The EPR states that operators should 'consider all avenues for recovery of fibre and filler from de-inking and wastewater treatment'. Several options exist, for example, incineration can be employed to generate energy. However, the EPR also allows 'landspreading, where it represents a genuine agricultural benefit or ecological improvement and the ultimate fate of pollutants present pose no environmental harm'.
Scientists from ADAS, the parent company of Envar, were part of the team that developed the safe sludge matrix that stipulates the suitability of biosolids being spread to land in relation to different crops. Further activity involving the application of waste materials to land includes the spreading of flocculent sludge from water treatment to agriculture and the utilisation of digestate from anaerobic digestion for the improvement of agricultural soils.

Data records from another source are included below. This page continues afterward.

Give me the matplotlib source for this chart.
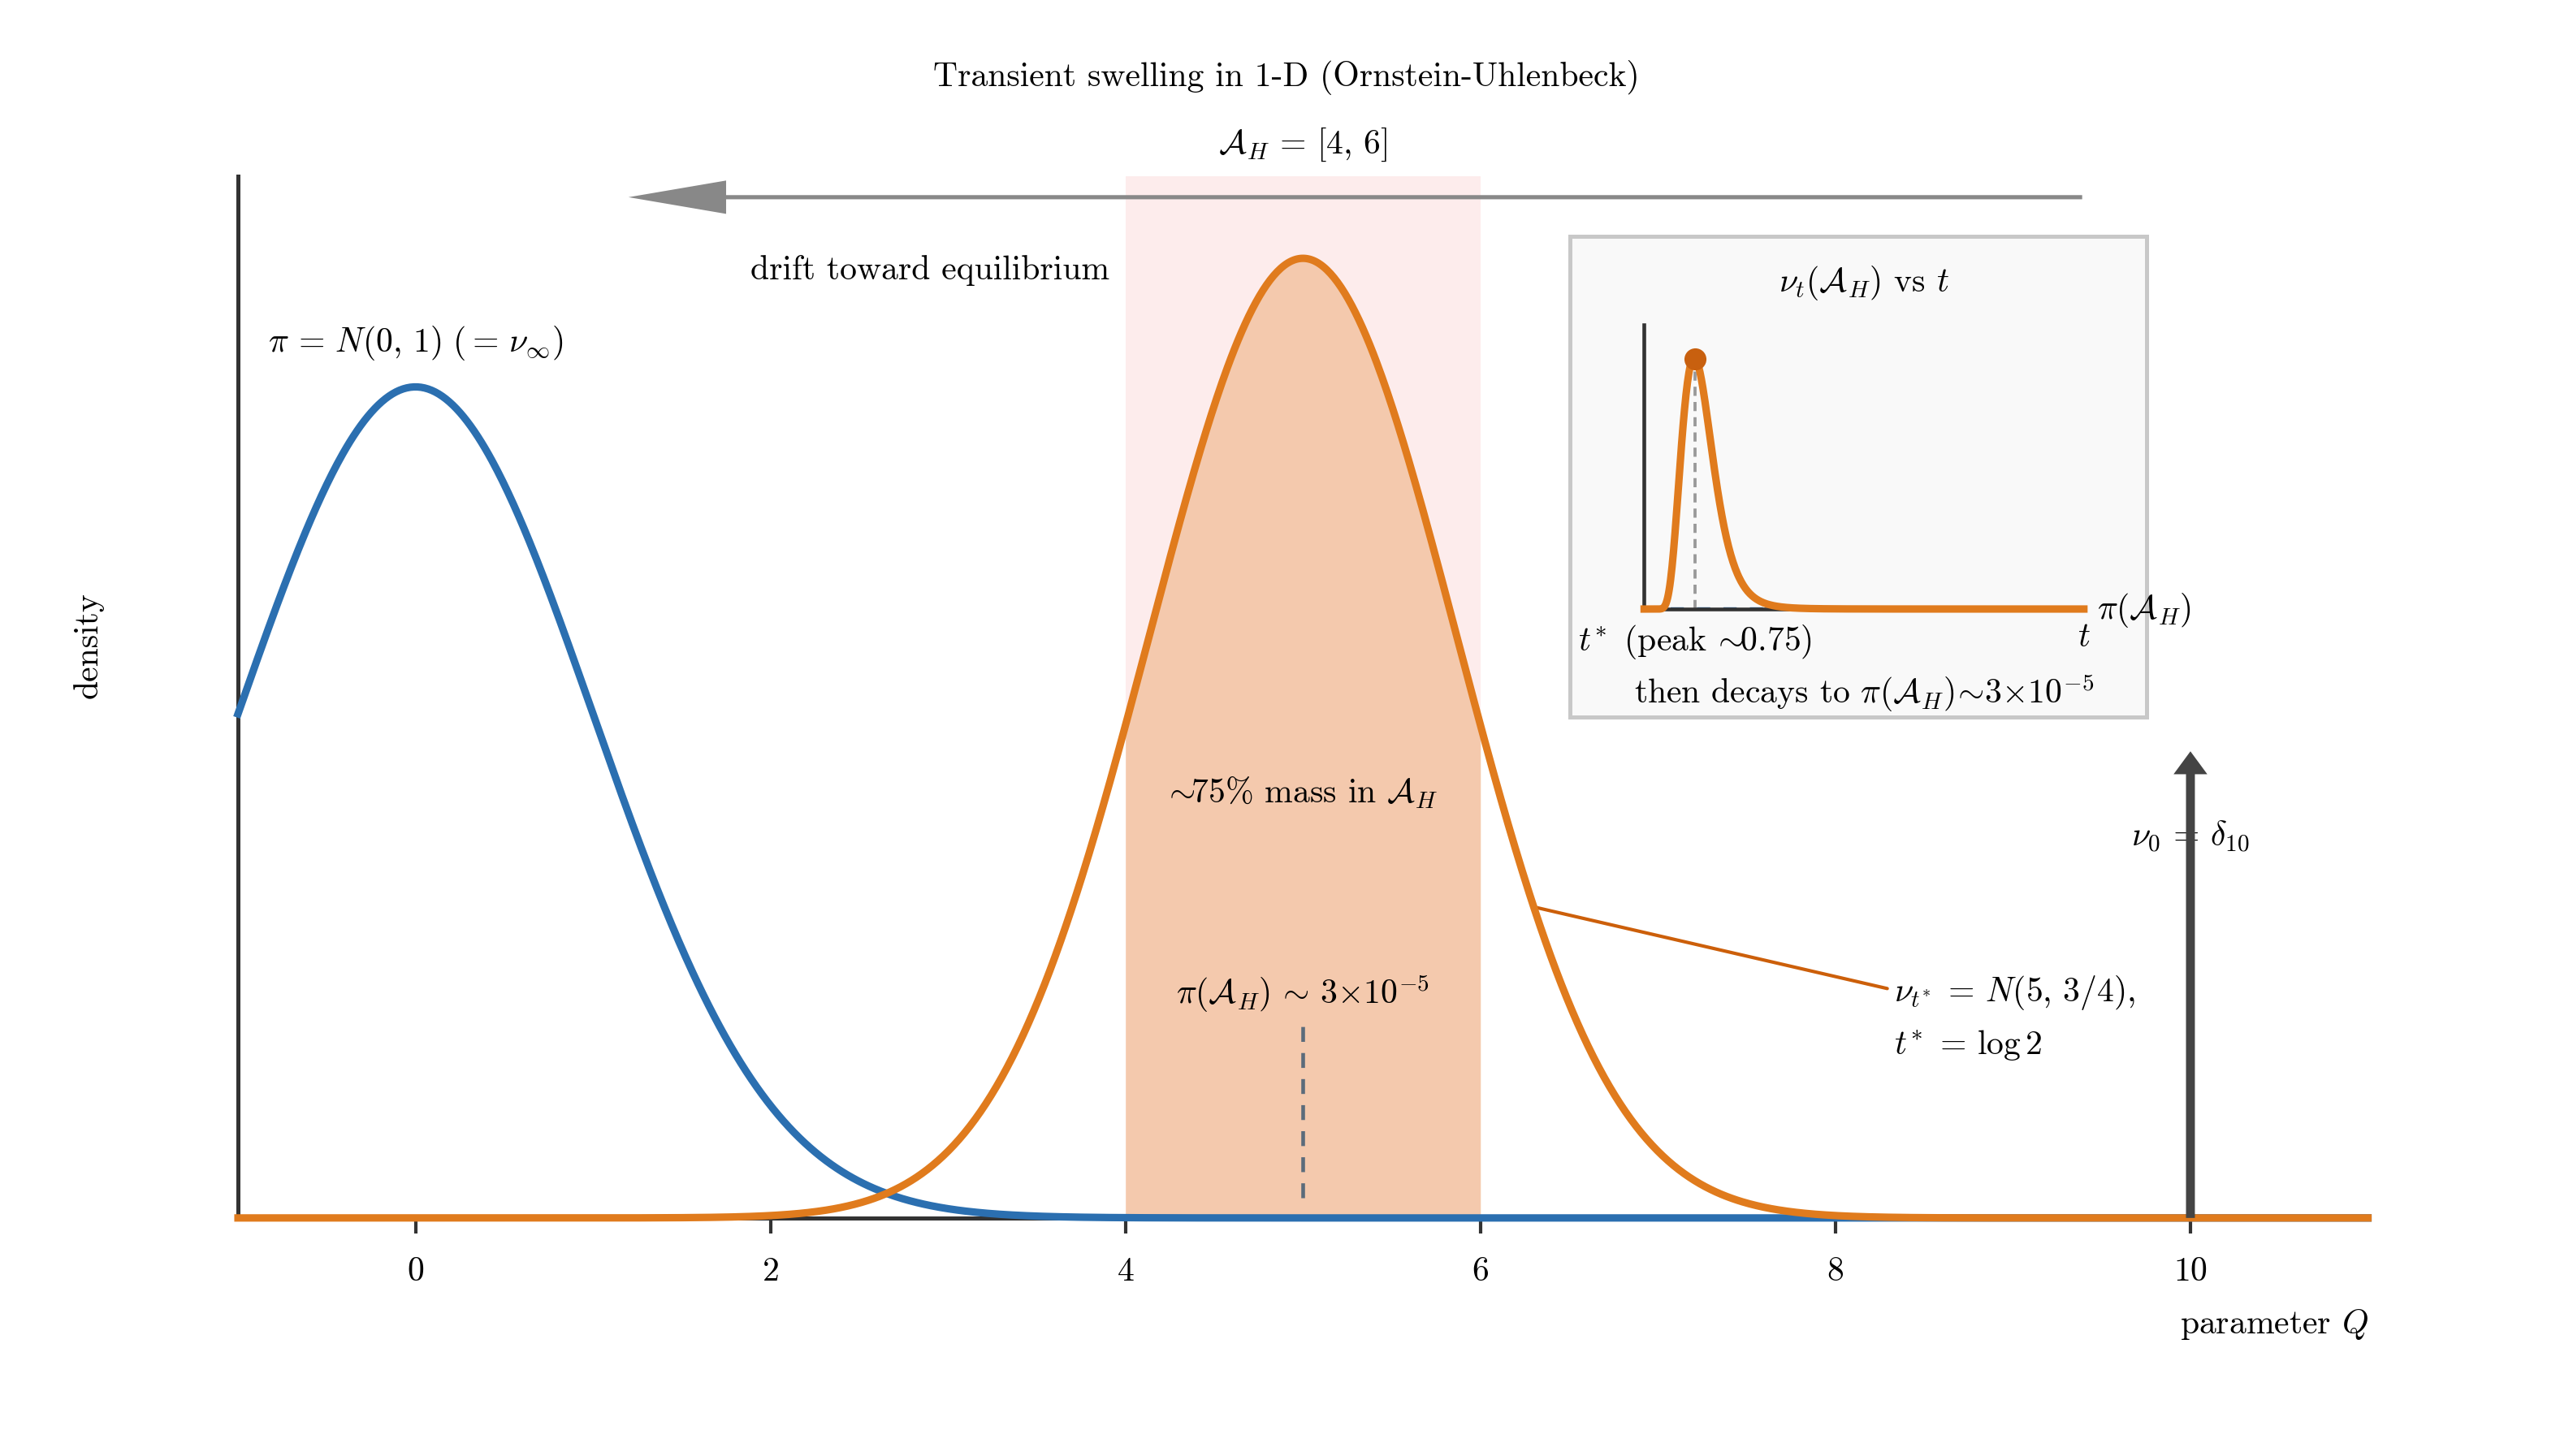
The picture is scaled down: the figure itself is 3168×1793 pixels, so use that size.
import math
import numpy as np
import matplotlib
matplotlib.use("Agg")
import matplotlib.pyplot as plt

plt.rcParams["font.family"] = "cmr10"
plt.rcParams["mathtext.fontset"] = "cm"
plt.rcParams["axes.formatter.use_mathtext"] = True
plt.rcParams["axes.unicode_minus"] = False
plt.rcParams["font.size"] = 10

# equilibrium and transient gaussians (mean, variance)
mu_eq, var_eq = 0.0, 1.0
mu_t, var_t = 5.0, 0.75
region = [4.0, 6.0]
x_start = 10.0          # nu_0 = delta_10
t_star = math.log(2)
peak_mass = 0.75
pi_region = 3e-5
x_ticks = [0, 2, 4, 6, 8, 10]

blue = "#2b6fb0"
orange = "#e07b1d"
dark = "#333333"


def normal_pdf(x, mu, var):
    return np.exp(-(x - mu) ** 2 / (2 * var)) / np.sqrt(2 * np.pi * var)


def ou_mass(t, lo, hi, x0):
    # probability of [lo, hi] under the OU law started at x0
    m = x0 * math.exp(-t)
    s = math.sqrt(1 - math.exp(-2 * t))
    cdf = lambda z: 0.5 * (1 + math.erf((z - m) / (s * math.sqrt(2))))
    return cdf(hi) - cdf(lo)


x = np.linspace(-1, 11, 1200)
y_eq = normal_pdf(x, mu_eq, var_eq)
y_t = normal_pdf(x, mu_t, var_t)

fig = plt.figure(figsize=(10.56, 5.9767), dpi=300)
ax = fig.add_axes([0.0925, 0.1635, 0.8278, 0.7869])

# shaded target set
ax.fill_between(region, 0, 0.5, color="#fdecec", lw=0, zorder=0)
xr = np.linspace(region[0], region[1], 200)
ax.fill_between(xr, 0, normal_pdf(xr, mu_t, var_t), color=orange, alpha=0.3, lw=0, zorder=1)

ax.plot(x, y_eq, color=blue, lw=2.2, clip_on=False, zorder=3)
ax.plot(x, y_t, color=orange, lw=2.2, clip_on=False, zorder=4)

ax.set_xlim(-1, 11)
ax.set_ylim(0, 0.55)
for s in ["top", "right"]:
    ax.spines[s].set_visible(False)
for s in ["left", "bottom"]:
    ax.spines[s].set_color(dark)
    ax.spines[s].set_linewidth(1.2)
ax.spines["left"].set_bounds(0, 0.5)
ax.set_yticks([])
ax.set_xticks(x_ticks)
ax.tick_params(axis="x", length=4.5, width=1.0, color=dark, pad=7)
ax.set_ylabel("density")
ax.yaxis.set_label_coords(-0.063, 0.5)
ax.set_xlabel("parameter $Q$", loc="right", labelpad=6)

# texts
fig.text(0.5, 0.947, "Transient swelling in 1-D (Ornstein-Uhlenbeck)", ha="center", va="center")
ax.text(5, 0.515, r"$\mathcal{A}_H\,=\,[4,\,6]$", ha="center", va="center")
ax.text(0, 0.42, r"$\pi\,=\,N(0,\,1)\ (=\,\nu_\infty)$", ha="center", va="center")
ax.text(2.9, 0.455, "drift toward equilibrium", ha="center", va="center")
ax.arrow(9.39, 0.49, 1.2 - 9.39, 0, width=0.002, head_width=0.016, head_length=0.55,
         length_includes_head=True, color="#888888", lw=0, zorder=5)

ax.text(5, 0.204, r"$\!\sim\!\!$75% mass in $\mathcal{A}_H$", ha="center", va="center", zorder=6)
ax.text(5, 0.108, r"$\pi(\mathcal{A}_H)\,\sim\,3{\times}10^{-5}$", ha="center", va="center", zorder=6)
ax.plot([5, 5], [0.0095, 0.092], color="#5b6b7b", lw=1.1, ls=(0, (4, 3)), zorder=6)

ax.annotate(r"$\nu_{t^{\!*}}\,=\,N(5,\,3/4),$" + "\n" + r"$t^{\!*}\,=\,\log 2$",
            xy=(6.3, normal_pdf(6.3, mu_t, var_t)), xytext=(8.33, 0.096),
            ha="left", va="center", linespacing=1.6,
            arrowprops=dict(arrowstyle="-", color="#cc5f0a", lw=1.0, shrinkA=0, shrinkB=0))

# dirac mass at the start
ax.text(x_start, 0.183, r"$\nu_0\,=\,\delta_{10}$", ha="center", va="center", zorder=6)
ax.arrow(x_start, 0, 0, 0.224, width=0.05, head_width=0.19, head_length=0.011,
         length_includes_head=True, color="#444444", lw=0, zorder=7)

# inset: mass of A_H over time
box = fig.add_axes([0.6103, 0.5073, 0.2239, 0.3303])
box.set_facecolor("#f9f9f9")
box.set_xticks([])
box.set_yticks([])
for s in box.spines.values():
    s.set_color("#c8c8c8")
    s.set_linewidth(1.2)
box.text(0.51, 0.904, r"$\nu_t(\mathcal{A}_H)$ vs $t$", ha="center", va="center", transform=box.transAxes)
box.text(0.51, 0.051, r"then decays to $\pi(\mathcal{A}_H)\!\sim\!3{\times}10^{-5}$",
         ha="center", va="center", transform=box.transAxes)
box.text(0.915, 0.222, r"$\pi(\mathcal{A}_H)$", ha="left", va="center", transform=box.transAxes)

ins = fig.add_axes([0.6390, 0.5817, 0.1709, 0.1950])
ins.patch.set_alpha(0)
t = np.linspace(1e-4, 6, 600)
mass = np.array([ou_mass(tt, region[0], region[1], x_start) for tt in t])
ins.axhline(pi_region, color=blue, lw=1.3, ls=(0, (3, 3)), zorder=2)
ins.plot([t_star, t_star], [0, peak_mass], color="#999999", lw=0.9, ls=(0, (3, 2)), zorder=2)
ins.plot(t, mass, color=orange, lw=2.2, zorder=3, clip_on=False)
ins.plot([t_star], [peak_mass], "o", color="#c8600f", ms=5.5, zorder=4, clip_on=False)
ins.set_xlim(0, 6)
ins.set_ylim(0, 0.85)
for s in ["top", "right"]:
    ins.spines[s].set_visible(False)
for s in ["left", "bottom"]:
    ins.spines[s].set_color(dark)
    ins.spines[s].set_linewidth(1.1)
ins.set_yticks([])
ins.set_xticks([t_star, 6])
ins.set_xticklabels([r"$t^{\!*}$ (peak $\!\sim\!\!$0.75)", r"$t$"])
ins.tick_params(axis="x", length=0, pad=4)

fig.savefig("out.png", dpi=300)
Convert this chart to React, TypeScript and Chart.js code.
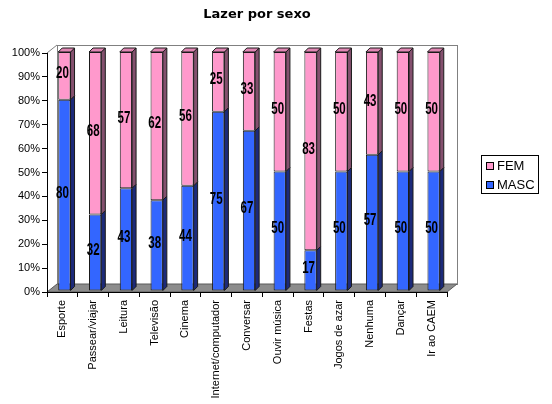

Envar works for a large number of paper mills including Severnside Recycling, which recovers around 1.9M tonnes of material annually. Together the two companies are tackling 26,000 tonnes of waste material that is generated by the St Regis' Hollins Mill in Darwen, Lancashire.
Envar's role in the partnership with Severnside has been to evaluate recycling options for the mill's paper sludge and crumb, and to ensure that the most sustainable option is adopted. A number of alternatives were considered, including incineration, land restoration, soil improvement and animal bedding. Of these, the latter three were considered to offer the greatest benefits.
The paper crumb from the mill is ideal as a bedding product because it has a low moisture content and no odour, offering livestock farmers a cost-effective and sustainable alternative to intensively farmed straw. Furthermore, paper sludge contains useful plant nutrients and a high proportion of organic matter. It is also alkaline, which is beneficial to many agricultural soils.
Paper sludge can be used in restoration projects as an ingredient in manufactured soil. If trees are then grown on the site, these can be harvested at a later date for paper manufacture, offering a longer term closed loop recycling option. As Envar has a high level of engagement with the farming community, it can help secure local markets for the products of recycling, helping to reduce CO2 emissions in line with the sustainability objectives of all stakeholders.
Soil science also plays an important role when paper sludge is utilised on agricultural land. This is because the physical and chemical attributes of land has to be matched with the properties of the recycled material. This is important because the Environment Agency has to be satisfied that the requirements of the EPR are being met. Sludge recycling is therefore a very attractive proposition as long as it is managed in a responsible manner.